Opinion / Nolan Giles
Action replay
Live sports are beginning to look good again. Although empty stadiums, fake crowd noise and odd rules about physically distanced celebrations have made football less fun to watch, the televised resumption of the National Basketball Association (NBA) in the US has been a slicker affair.
In well-lit, beautifully branded indoor sports venues in Disney World, Florida (the NBA’s sealed-off “bubble”), a made-for-TV sports spectacle is being executed over the next four months with an only-in-America level of cinematic polish. It’s entertaining and almost as good as the pre-lockdown competition. Importantly, it could help the organisation recoup more than $1bn (€850,000) in revenue that will not only support teams but the entire staff and infrastructure of this huge sports organisation.

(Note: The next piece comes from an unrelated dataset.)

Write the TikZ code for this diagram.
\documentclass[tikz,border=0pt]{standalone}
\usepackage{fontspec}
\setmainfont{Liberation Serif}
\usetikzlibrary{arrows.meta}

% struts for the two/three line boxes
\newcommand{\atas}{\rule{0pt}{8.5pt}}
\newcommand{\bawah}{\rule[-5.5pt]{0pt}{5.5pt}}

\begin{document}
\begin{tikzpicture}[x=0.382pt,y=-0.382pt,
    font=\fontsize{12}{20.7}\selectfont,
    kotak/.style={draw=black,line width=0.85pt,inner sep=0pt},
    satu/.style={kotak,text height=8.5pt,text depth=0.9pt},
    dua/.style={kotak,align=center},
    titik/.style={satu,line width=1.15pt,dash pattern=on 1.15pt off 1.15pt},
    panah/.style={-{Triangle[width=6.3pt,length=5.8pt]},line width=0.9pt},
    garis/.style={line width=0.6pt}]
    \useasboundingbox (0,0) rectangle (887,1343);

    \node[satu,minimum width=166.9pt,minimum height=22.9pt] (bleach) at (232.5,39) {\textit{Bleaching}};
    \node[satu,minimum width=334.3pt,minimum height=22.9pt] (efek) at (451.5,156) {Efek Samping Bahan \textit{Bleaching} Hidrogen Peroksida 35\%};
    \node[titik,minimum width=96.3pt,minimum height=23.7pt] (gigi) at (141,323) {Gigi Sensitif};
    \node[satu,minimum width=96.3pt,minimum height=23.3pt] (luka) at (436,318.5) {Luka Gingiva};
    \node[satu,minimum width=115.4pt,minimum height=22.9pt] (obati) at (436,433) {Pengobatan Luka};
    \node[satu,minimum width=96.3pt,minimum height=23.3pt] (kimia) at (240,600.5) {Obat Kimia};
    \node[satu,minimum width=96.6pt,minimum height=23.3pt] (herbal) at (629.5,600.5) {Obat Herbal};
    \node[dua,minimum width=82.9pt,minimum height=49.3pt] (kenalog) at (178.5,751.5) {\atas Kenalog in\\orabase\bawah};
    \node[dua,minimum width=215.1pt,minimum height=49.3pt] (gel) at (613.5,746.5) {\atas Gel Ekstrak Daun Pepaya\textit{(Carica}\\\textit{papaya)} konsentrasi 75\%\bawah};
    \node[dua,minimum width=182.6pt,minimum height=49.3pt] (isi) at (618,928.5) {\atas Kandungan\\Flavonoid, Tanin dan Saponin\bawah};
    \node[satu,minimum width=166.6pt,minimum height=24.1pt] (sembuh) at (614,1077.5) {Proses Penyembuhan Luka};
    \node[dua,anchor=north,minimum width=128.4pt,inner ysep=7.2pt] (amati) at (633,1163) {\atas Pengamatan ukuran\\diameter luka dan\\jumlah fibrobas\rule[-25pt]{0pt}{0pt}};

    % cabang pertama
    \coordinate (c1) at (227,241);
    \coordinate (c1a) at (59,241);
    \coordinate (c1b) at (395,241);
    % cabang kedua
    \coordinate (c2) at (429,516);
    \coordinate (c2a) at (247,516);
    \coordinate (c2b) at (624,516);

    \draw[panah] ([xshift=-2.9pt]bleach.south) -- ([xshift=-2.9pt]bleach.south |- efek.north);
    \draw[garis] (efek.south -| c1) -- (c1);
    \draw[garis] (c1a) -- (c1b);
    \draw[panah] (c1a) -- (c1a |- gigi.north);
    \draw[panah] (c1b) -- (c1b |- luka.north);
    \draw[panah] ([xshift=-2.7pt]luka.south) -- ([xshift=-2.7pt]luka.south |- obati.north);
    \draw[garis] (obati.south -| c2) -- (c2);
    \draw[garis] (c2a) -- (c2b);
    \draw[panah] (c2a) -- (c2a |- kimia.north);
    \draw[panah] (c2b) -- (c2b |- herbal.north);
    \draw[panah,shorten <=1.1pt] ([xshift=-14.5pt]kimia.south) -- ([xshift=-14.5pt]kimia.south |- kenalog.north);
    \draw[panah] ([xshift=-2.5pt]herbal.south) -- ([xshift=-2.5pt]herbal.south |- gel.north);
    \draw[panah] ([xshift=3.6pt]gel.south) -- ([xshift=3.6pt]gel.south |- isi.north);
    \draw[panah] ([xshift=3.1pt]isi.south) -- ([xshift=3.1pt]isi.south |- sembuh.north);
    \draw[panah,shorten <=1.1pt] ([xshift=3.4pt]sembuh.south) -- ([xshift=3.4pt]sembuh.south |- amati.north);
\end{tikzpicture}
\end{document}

Although beyond the bubble a public-health emergency still ravages the world, the Olympic Games is also being brought back into focus. It marked its “one year to go” moment this week with a powerful short film stating – emphatically – that the show will go on. The Olympics is a sporting and cultural spectacle that the entire world tunes into every four years. It’s for this reason that, no matter what is happening on the ground, the International Olympic Committee must nail its media coverage ahead of and during the rescheduled event in 2021. The promotional teaser is a good start but, in terms of a televised spectacle, Tokyo’s Games must truly raise the bar – the world is going to need it.